Medical image processing often uses segmentation to determine the location of features of interest in a medical image and to generate a patient-specific model of the anatomical structure in the image. This patient-specific model can then be used to make measurements of the anatomical structure (for example, to measure the left ventricular volume over the heart cycle), for diagnosis, treatment planning (for example, in aortic valve implant fitting), or for the prediction of disease (for example, biophysical models). In order to extract the shape of an anatomical structure from medical images, different methods of segmentation can be used, such as, for example, a model-based segmentation framework in which an adjustable model of the anatomical structure is placed in the image to segment the anatomical structure.
An example of such a model-based segmentation framework is provided in an article by Ecabert et al., entitled “Segmentation of the heart and great vessels in CT images using a model-based adaptation framework, Medical Image Analysis”, Volume 15, Issue 6, December 2011, Pages 863-876, which describes detailed local correction and manual editing of a multi-color mask overlain on an image of a heart.
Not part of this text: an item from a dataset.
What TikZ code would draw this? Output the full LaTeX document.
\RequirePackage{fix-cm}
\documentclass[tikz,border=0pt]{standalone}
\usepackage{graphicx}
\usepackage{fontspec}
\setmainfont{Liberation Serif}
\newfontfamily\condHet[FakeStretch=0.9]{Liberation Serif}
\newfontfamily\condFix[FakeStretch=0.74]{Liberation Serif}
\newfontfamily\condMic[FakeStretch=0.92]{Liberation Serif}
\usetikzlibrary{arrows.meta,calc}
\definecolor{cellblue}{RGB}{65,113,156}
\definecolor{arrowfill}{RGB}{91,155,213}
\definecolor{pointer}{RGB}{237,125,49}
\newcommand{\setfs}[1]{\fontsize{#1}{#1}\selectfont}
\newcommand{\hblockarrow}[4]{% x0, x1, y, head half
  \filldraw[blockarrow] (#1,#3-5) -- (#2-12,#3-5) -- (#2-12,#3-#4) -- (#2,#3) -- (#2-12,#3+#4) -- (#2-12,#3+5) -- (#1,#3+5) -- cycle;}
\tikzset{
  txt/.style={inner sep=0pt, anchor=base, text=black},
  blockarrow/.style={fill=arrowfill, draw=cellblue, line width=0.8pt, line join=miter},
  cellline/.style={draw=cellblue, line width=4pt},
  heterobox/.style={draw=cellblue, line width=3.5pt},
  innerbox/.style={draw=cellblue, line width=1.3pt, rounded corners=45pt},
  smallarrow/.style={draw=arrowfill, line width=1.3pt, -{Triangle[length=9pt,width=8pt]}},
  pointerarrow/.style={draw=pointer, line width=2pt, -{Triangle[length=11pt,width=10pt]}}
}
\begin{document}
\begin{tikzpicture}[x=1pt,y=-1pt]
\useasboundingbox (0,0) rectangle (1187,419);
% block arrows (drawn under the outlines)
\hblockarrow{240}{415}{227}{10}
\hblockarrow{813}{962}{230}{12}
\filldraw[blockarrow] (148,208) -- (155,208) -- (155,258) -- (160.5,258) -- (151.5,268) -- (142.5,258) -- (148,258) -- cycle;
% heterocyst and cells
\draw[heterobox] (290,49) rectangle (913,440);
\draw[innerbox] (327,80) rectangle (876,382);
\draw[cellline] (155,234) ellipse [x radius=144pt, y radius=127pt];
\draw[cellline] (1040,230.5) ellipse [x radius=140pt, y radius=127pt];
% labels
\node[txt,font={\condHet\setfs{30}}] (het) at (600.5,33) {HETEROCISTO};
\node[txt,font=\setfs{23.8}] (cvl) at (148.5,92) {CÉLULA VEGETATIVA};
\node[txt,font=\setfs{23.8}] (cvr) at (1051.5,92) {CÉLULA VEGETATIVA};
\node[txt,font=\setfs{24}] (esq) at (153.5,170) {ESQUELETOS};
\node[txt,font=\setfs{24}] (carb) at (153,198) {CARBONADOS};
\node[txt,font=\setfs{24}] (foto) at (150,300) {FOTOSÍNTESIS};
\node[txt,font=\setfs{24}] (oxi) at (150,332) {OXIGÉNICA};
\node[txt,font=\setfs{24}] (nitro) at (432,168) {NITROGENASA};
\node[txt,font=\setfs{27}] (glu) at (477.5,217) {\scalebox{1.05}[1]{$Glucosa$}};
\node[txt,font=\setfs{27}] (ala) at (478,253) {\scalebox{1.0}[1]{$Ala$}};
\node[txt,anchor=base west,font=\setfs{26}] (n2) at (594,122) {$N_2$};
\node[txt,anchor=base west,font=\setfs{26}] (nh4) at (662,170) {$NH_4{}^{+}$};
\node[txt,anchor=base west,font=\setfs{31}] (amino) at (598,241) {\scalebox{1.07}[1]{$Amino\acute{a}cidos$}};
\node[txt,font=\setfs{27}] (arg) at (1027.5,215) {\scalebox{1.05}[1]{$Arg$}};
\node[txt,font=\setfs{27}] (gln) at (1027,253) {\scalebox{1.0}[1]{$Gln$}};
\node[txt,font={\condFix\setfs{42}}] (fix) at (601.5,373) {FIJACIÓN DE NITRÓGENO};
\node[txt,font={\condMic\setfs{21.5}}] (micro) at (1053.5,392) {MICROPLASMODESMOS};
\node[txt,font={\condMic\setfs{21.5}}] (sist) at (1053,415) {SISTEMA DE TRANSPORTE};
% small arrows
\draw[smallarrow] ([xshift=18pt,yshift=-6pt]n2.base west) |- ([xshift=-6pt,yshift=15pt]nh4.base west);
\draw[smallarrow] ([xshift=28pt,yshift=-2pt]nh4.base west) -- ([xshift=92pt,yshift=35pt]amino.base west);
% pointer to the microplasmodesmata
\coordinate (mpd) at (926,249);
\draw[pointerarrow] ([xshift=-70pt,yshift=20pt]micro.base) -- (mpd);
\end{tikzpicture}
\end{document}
However, in these existing techniques, if the segmentation of an anatomical structure in an image is inaccurate (for example, if the segmentation results in a model that does not accurately reflect the shape of the anatomical structure in the image), various correction mechanisms are available whereby a physician can manually adjust the model to correct the segmentation result. For example, a physician may manually adjust the model by dragging points of the model towards the correct features of the anatomical structure in the image. For the purposes of efficiency, existing correction methods typically modify the model in multiple images simultaneously as this reduces the manual work involved and can keep the segmentation consistent across the images. For example, a modification may be propagated through multiple images in time-series of two-dimensional images, or through multiple images in time-series of three-dimensional images and/or in all three-dimensions in the case of three-dimensional images.
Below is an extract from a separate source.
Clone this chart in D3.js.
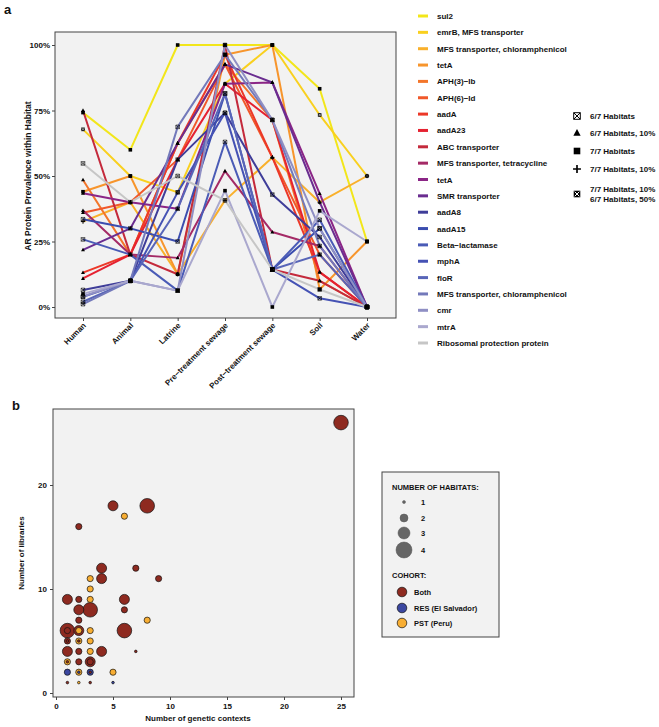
<!DOCTYPE html>
<html><head><meta charset="utf-8">
<script src="https://cdn.jsdelivr.net/npm/d3@7"></script>
<style>
body{margin:0;background:#fff}
text{font-family:"Liberation Sans",Arial,sans-serif;font-weight:bold;fill:#111}
</style></head>
<body><svg id="c" width="659" height="727"></svg>
<script>
// ---------- Panel a data ----------
const habitats = ["Human","Animal","Latrine","Pre\u2212treatment sewage","Post\u2212treatment sewage","Soil","Water"];
const genes = ["sul2","emrB, MFS transporter","MFS transporter, chloramphenicol","tetA","APH(3)\u2212Ib","APH(6)\u2212Id","aadA","aadA23","ABC transporter","MFS transporter, tetracycline","tetA","SMR transporter","aadA8","aadA15","Beta\u2212lactamase","mphA","floR","MFS transporter, chloramphenicol","cmr","mtrA","Ribosomal protection protein"];
const geneColors = ["#F2E61A","#F9D01F","#F9B02B","#F7952C","#F3762B","#F0582A","#EC3828","#E52231","#C42A3C","#A42A66","#8B2586","#6A2D90","#3F3D99","#3B4DAF","#4A5BB6","#4552B4","#5865B8","#7379BA","#8F8FC4","#AAA8CE","#C6C6C6"];
const geneShapes = ["sq","sqx","plus","sq","tri","tri","tri","tri","tri","tri","tri","tri","hour","hour","hour","hour","hour","hour","hour","sq","hour"];
// prevalence (%) per gene, in habitat order
const prevalence = [
  [74.2, 60, 100, 100, 100, 83.3, 25],
  [67.8, 50, 43.75, 85.2, 100, 73.3, 50],
  [32.6, 40, 12.5, 40.7, 57.1, 40, 50],
  [44, 50, 12.5, 96.3, 100, 6.7, 25],
  [48.5, 20, 62.5, 92.6, 71.4, 10, 0],
  [36, 40, 56.25, 92.6, 57.1, 20, 0],
  [13.1, 20, 62.5, 96.3, 57.1, 13.3, 0],
  [10.9, 20, 56.25, 85.2, 71.4, 13.3, 0],
  [75, 20, 12.5, 100, 14.3, 10, 0],
  [36.8, 20, 18.75, 51.9, 28.6, 23.3, 0],
  [43.4, 40, 37.5, 85.2, 85.7, 43.3, 0],
  [21.8, 30, 62.5, 92.6, 85.7, 40, 0],
  [6.5, 10, 56.25, 74.1, 42.9, 26.7, 0],
  [33.5, 30, 25, 81.5, 14.3, 30, 0],
  [25.8, 20, 6.25, 63, 14.3, 33.3, 0],
  [3.9, 10, 43.75, 74.1, 14.3, 3.3, 0],
  [2, 10, 37.5, 81.5, 14.3, 20, 0],
  [1.1, 10, 68.75, 96.3, 71.4, 23.3, 0],
  [4, 10, 6.25, 100, 71.4, 30, 0],
  [5, 10, 6.25, 44.4, 0, 36.7, 25],
  [54.8, 40, 50, 40.7, 14.3, 6.7, 0]
];
const yTicksA = [0, 25, 50, 75, 100];
const shapeLegend = [["hour","6/7 Habitats"],["tri","6/7 Habitats, 10%"],["sq","7/7 Habitats"],["plus","7/7 Habitats, 10%"],["sqx","7/7 Habitats, 10%|6/7 Habitats, 50%"]];

// ---------- Panel b data ----------
const contexts  = [25,8,5,6,2,4,7,3,4,9,3,1,2,3,6,2,3,6,2,8,1,1,2,2,3,6,1,1,2,2,3,1,2,3,4,7,1,1,2,3,3,1,2,2,3,3,5,1,2,3,5];
const libraries = [26,18,18,17,16,12,12,11,11,11,10,9,9,9,9,8,8,8,7,7,6,6,6,6,6,6,5,5,5,5,5,4,4,4,4,4,3,3,3,3,3,2,2,2,2,2,2,1,1,1,1];
const nHabitats = [4,4,3,2,2,3,2,2,3,2,2,3,2,2,3,3,4,2,2,2,4,2,3,2,2,4,2,1,2,1,2,3,2,2,3,1,2,1,2,3,2,2,2,1,2,1,2,1,1,1,1];
const cohort    = ["B","B","B","P","B","B","B","P","B","B","P","B","B","P","B","B","B","B","B","P","B","B","B","P","P","B","B","B","P","B","P","B","B","P","B","B","P","B","B","B","B","R","P","R","R","B","P","B","P","B","R"];
const cohortNames = {B:"Both", R:"RES (El Salvador)", P:"PST (Peru)"};
const cohortColors = {B:"#8E2A20", R:"#3B47A0", P:"#F8AE33"};
const xTicksB = [0,5,10,15,20,25];
const yTicksB = [0,10,20];

const svg = d3.select("#c");

function shape(g, type, x, y, s, col) {
  col = col || "#000";
  if (type === "sq") g.append("rect").attr("x", x-s).attr("y", y-s).attr("width", 2*s).attr("height", 2*s).attr("fill", col);
  else if (type === "tri") g.append("path").attr("d", `M${x},${y-s*1.2}L${x+s*1.1},${y+s*0.8}L${x-s*1.1},${y+s*0.8}Z`).attr("fill", col);
  else if (type === "plus") g.append("path").attr("d", `M${x-s*1.2},${y}H${x+s*1.2}M${x},${y-s*1.2}V${y+s*1.2}`).attr("stroke", col).attr("stroke-width", Math.max(1, s*0.5));
  else if (type === "hour") g.append("path").attr("d", `M${x-s},${y-s}H${x+s}V${y+s}H${x-s}ZM${x-s},${y-s}L${x+s},${y+s}M${x+s},${y-s}L${x-s},${y+s}`).attr("fill","none").attr("stroke", col).attr("stroke-width", Math.max(0.6, s*0.3));
  else if (type === "sqx") {
    g.append("rect").attr("x", x-s).attr("y", y-s).attr("width", 2*s).attr("height", 2*s).attr("fill", col);
    g.append("path").attr("d", `M${x-s*0.7},${y-s*0.7}L${x+s*0.7},${y+s*0.7}M${x+s*0.7},${y-s*0.7}L${x-s*0.7},${y+s*0.7}`).attr("stroke", "#fff").attr("stroke-width", Math.max(0.6, s*0.3));
  }
}

// ---------- Panel a ----------
const A = {l:55, r:396, t:32, b:318};
const xA = d3.scalePoint().domain(habitats).range([83, 367]);
const yA = d3.scaleLinear().domain([0, 100]).range([307, 45]);
svg.append("text").text("a").attr("x", 4).attr("y", 14).style("font-size", "13px");
svg.append("rect").attr("x", A.l).attr("y", A.t).attr("width", A.r-A.l).attr("height", A.b-A.t).attr("fill", "#F2F2F2");
const gA = svg.append("g");
const line = d3.line().x((d,i) => xA(habitats[i])).y(d => yA(d));
prevalence.forEach((vals, gi) => {
  gA.append("path").attr("d", line(vals)).attr("fill","none").attr("stroke", geneColors[gi]).attr("stroke-width", 2).attr("stroke-linejoin","round");
});
prevalence.forEach((vals, gi) => {
  vals.forEach((v, i) => shape(gA, geneShapes[gi], xA(habitats[i]), yA(v), 1.8));
});
svg.append("rect").attr("x", A.l).attr("y", A.t).attr("width", A.r-A.l).attr("height", A.b-A.t).attr("fill", "none").attr("stroke", "#444").attr("stroke-width", 1);
// y axis
const yAxA = svg.append("g").attr("transform", `translate(${A.l},0)`).call(d3.axisLeft(yA).tickValues(yTicksA).tickFormat(d => d + "%").tickSize(3).tickSizeOuter(0));
yAxA.select(".domain").remove();
yAxA.selectAll("line").attr("stroke", "#444");
yAxA.selectAll("text").style("font-size", "8px").style("font-family", '"Liberation Sans",Arial,sans-serif').style("font-weight", "bold").attr("fill", "#111").attr("x", -5);
// x axis
const xAxA = svg.append("g").attr("transform", `translate(0,${A.b})`).call(d3.axisBottom(xA).tickSize(3).tickSizeOuter(0));
xAxA.select(".domain").remove();
xAxA.selectAll("line").attr("stroke", "#444");
xAxA.selectAll("text").style("font-size", "8px").style("font-family", '"Liberation Sans",Arial,sans-serif').style("font-weight", "bold").attr("fill", "#111")
  .attr("text-anchor", "end").attr("dy", null).attr("y", 0).attr("transform", "translate(3,8) rotate(-45)");
svg.append("text").text("AR Protein Prevalence within Habitat").attr("transform", `translate(31,${yA(50)}) rotate(-90)`).attr("text-anchor","middle").style("font-size","8.5px");

// legend genes
const legG = svg.append("g");
genes.forEach((gname, i) => {
  const y = 16 + i * 16.35;
  legG.append("line").attr("x1", 418).attr("x2", 428).attr("y1", y).attr("y2", y).attr("stroke", geneColors[i]).attr("stroke-width", 3);
  legG.append("text").text(gname).attr("x", 437).attr("y", y + 3).style("font-size", "8px");
});
// shape legend
const shY = [116, 133, 151, 169, 194];
shapeLegend.forEach((s, i) => {
  shape(legG, s[0], 577, shY[i], 3.3);
  const parts = s[1].split("|");
  if (parts.length === 1) legG.append("text").text(parts[0]).attr("x", 590).attr("y", shY[i] + 3).style("font-size", "8px");
  else parts.forEach((p, k) => legG.append("text").text(p).attr("x", 590).attr("y", shY[i] - 2 + k * 10).style("font-size", "8px"));
});

// ---------- Panel b ----------
const B = {l:53, r:354, t:409, b:697};
const xB = d3.scaleLinear().domain([0, 25]).range([56, 341]);
const yB = d3.scaleLinear().domain([0, 10]).range([693, 589]);
const rB = d3.scaleOrdinal().domain([1,2,3,4]).range([1.3, 3.1, 5, 7.3]);
svg.append("text").text("b").attr("x", 12).attr("y", 410).style("font-size", "13px");
svg.append("rect").attr("x", B.l).attr("y", B.t).attr("width", B.r-B.l).attr("height", B.b-B.t).attr("fill", "#F2F2F2").attr("stroke", "#444").attr("stroke-width", 1);
const pts = contexts.map((c, i) => ({x: c, y: libraries[i], n: nHabitats[i], c: cohort[i]}));
pts.sort((a, b) => b.n - a.n);
svg.append("g").selectAll("circle").data(pts).join("circle")
  .attr("cx", d => xB(d.x)).attr("cy", d => yB(d.y)).attr("r", d => rB(d.n))
  .attr("fill", d => cohortColors[d.c]).attr("stroke", "#111").attr("stroke-width", 0.7);
const xAxB = svg.append("g").attr("transform", `translate(0,${B.b})`).call(d3.axisBottom(xB).tickValues(xTicksB).tickSize(3).tickSizeOuter(0));
xAxB.select(".domain").remove();
xAxB.selectAll("line").attr("stroke", "#444");
xAxB.selectAll("text").style("font-size", "8px").style("font-family", '"Liberation Sans",Arial,sans-serif').style("font-weight", "bold").attr("fill", "#111");
const yAxB = svg.append("g").attr("transform", `translate(${B.l},0)`).call(d3.axisLeft(yB).tickValues(yTicksB).tickSize(3).tickSizeOuter(0));
yAxB.select(".domain").remove();
yAxB.selectAll("line").attr("stroke", "#444");
yAxB.selectAll("text").style("font-size", "8px").style("font-family", '"Liberation Sans",Arial,sans-serif').style("font-weight", "bold").attr("fill", "#111");
svg.append("text").text("Number of genetic contexts").attr("x", 198).attr("y", 721).attr("text-anchor", "middle").style("font-size", "8px");
svg.append("text").text("Number of libraries").attr("transform", `translate(24,553) rotate(-90)`).attr("text-anchor", "middle").style("font-size", "8px");

// legend b
const lb = svg.append("g");
lb.append("rect").attr("x", 382).attr("y", 472).attr("width", 117).attr("height", 165).attr("fill", "#F2F2F2").attr("stroke", "#444").attr("stroke-width", 1);
lb.append("text").text("NUMBER OF HABITATS:").attr("x", 392).attr("y", 490).style("font-size", "7.5px");
const legR = {1:1.5, 2:4, 3:6, 4:8};
[1,2,3,4].forEach((n, i) => {
  const y = [502, 518, 533, 550][i];
  lb.append("circle").attr("cx", 404).attr("cy", y).attr("r", legR[n]).attr("fill", "#666").attr("stroke", "#555").attr("stroke-width", 0.5);
  lb.append("text").text(n).attr("x", 421).attr("y", y + 3).style("font-size", "7.5px");
});
lb.append("text").text("COHORT:").attr("x", 392).attr("y", 578).style("font-size", "7.5px");
["B","R","P"].forEach((k, i) => {
  const y = [592, 608, 623][i];
  lb.append("circle").attr("cx", 402).attr("cy", y).attr("r", 4.8).attr("fill", cohortColors[k]).attr("stroke", "#111").attr("stroke-width", 0.7);
  lb.append("text").text(cohortNames[k]).attr("x", 414).attr("y", y + 3).style("font-size", "7.5px");
});
</script></body></html>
As a result, not only parts of the model belonging to a currently displayed image are modified, but also parts of the model belonging to neighboring images in the sequence are modified. This means that, following an adjustment to the model in an image, the physician must review neighboring images to ensure that any changes that were propagated through to the neighboring images are reasonable. In some instances, for example, the physician will need to review images that have already been previously inspected to determine whether any modifications that have propagated to those previously inspected images have resulted in errors that require the model to be re-adjusted in those images. In order to ensure that no errors result from a modification to the model in one image, the physician would need to check the model in all other images.
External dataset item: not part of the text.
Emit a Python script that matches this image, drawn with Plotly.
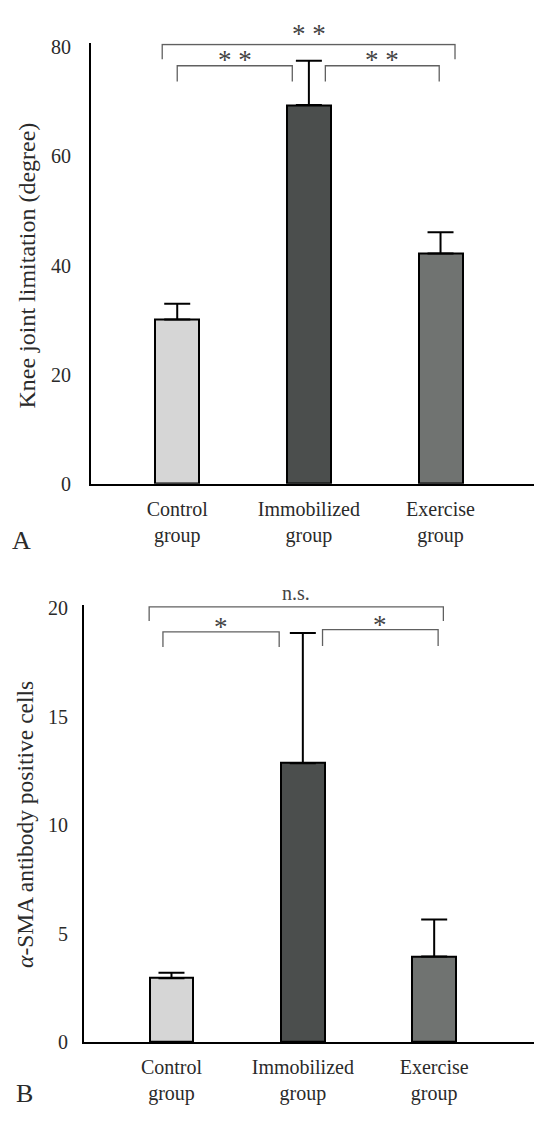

In the case of adjusting a model in a four-dimensional image comprising a time-sequence of three-dimensional images, the propagation of adjustments to the model across the time-sequence of three-dimensional images can occur in both space (for example, to images at different points in space, such as neighboring images) and time (for example, to images at different points in time). In such examples, it becomes even more complicated and time consuming to review adjustments to the model as the adjustments may have been propagated in both space and time.
Thus, the process for adjusting a model of an anatomical structure becomes inefficient once again and is also complex. There is thus a need for an improved method and apparatus for adjusting a model of an anatomical structure in a sequence of images of the anatomical structure.